Terrible mess of broken branches
Dennis and I spent a couple of days last week hauling branches out of the yard and piling them on the neighbor's field where we will burn them. We managed to clear a portion of the front and side yard, but a daunting amount of work remained to be done.
Saturday morning, a young Mennonite neighbor called Dennis and asked if we could use some help with cleanup. Shortly thereafter, Luke, his aunt, and three of his sisters arrived. With Dennis and me, that made a crew of seven. Dennis and Luke ran the chainsaws and the rest of us gathered branches and stacked them.

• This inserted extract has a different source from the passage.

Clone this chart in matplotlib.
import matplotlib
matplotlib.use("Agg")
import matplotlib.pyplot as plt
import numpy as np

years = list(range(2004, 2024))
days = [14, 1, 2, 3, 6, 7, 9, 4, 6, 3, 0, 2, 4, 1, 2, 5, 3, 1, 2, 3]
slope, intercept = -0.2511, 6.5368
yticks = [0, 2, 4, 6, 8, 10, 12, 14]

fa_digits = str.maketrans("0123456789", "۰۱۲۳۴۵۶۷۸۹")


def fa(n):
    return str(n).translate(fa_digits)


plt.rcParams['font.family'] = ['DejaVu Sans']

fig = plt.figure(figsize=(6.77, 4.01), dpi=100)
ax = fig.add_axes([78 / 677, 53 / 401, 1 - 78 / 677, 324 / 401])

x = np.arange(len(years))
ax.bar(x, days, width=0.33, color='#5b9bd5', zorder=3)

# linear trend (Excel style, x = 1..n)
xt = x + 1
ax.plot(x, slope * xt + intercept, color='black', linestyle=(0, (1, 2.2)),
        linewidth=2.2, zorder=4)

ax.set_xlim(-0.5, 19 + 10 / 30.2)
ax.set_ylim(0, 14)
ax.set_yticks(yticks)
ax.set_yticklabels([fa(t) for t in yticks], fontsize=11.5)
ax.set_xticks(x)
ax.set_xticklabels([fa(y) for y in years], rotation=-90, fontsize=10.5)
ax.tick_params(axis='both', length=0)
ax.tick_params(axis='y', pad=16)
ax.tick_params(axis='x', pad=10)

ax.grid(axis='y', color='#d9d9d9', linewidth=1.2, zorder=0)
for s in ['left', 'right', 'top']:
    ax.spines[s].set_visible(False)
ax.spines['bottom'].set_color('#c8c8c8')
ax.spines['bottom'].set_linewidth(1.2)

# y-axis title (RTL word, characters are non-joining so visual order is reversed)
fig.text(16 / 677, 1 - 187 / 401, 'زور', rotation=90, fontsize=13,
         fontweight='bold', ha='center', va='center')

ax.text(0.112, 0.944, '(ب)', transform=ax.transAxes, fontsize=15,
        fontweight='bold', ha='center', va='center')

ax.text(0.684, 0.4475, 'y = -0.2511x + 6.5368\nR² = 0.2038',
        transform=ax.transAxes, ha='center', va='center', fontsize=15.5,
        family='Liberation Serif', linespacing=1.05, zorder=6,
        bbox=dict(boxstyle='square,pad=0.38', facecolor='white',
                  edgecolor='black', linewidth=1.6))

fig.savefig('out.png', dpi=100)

They went home at lunch, and when they returned, another brother came along on a Bobcat. Luke stood on the Bobcat's uplifted loader and trimmed some of the higher broken branches with a long-handled chainsaw. He couldn't reach every damaged limb, but he got what he could reach. We were also able to remove the limb from our rooftop, with the help of the Bobcat.
With such a big crew, it was easy to see the progress that we were making. By sunset, we had piled all of the branches from the entire yard. One enormous pile is behind my garden. Another enormous pile is on the old roadbed below the old log house site. There are two more smaller piles in our yard and two piles on the neighbor's field. The birds and rabbits will be happy about all the shelter we've suddenly provided for them.
We thanked our neighbors but it was impossible to really express the gratitude that we feel for their help. It is such a relief to have the mess cleaned up. Next week, I'm going to bake cinnamon rolls for them and take them over with a thank you card.
I don't know what we'll do with all the branch piles. If we try to burn them, we'll have to drag the branches out and burn them a few at a time so we can control the size of the fire.
I read in the Princeton paper that their road departments will haul off storm debris that is piled along state and county roads. If that option becomes available to us in Christian County, we will have to haul the limbs about a quarter of a mile and stack them along the highway.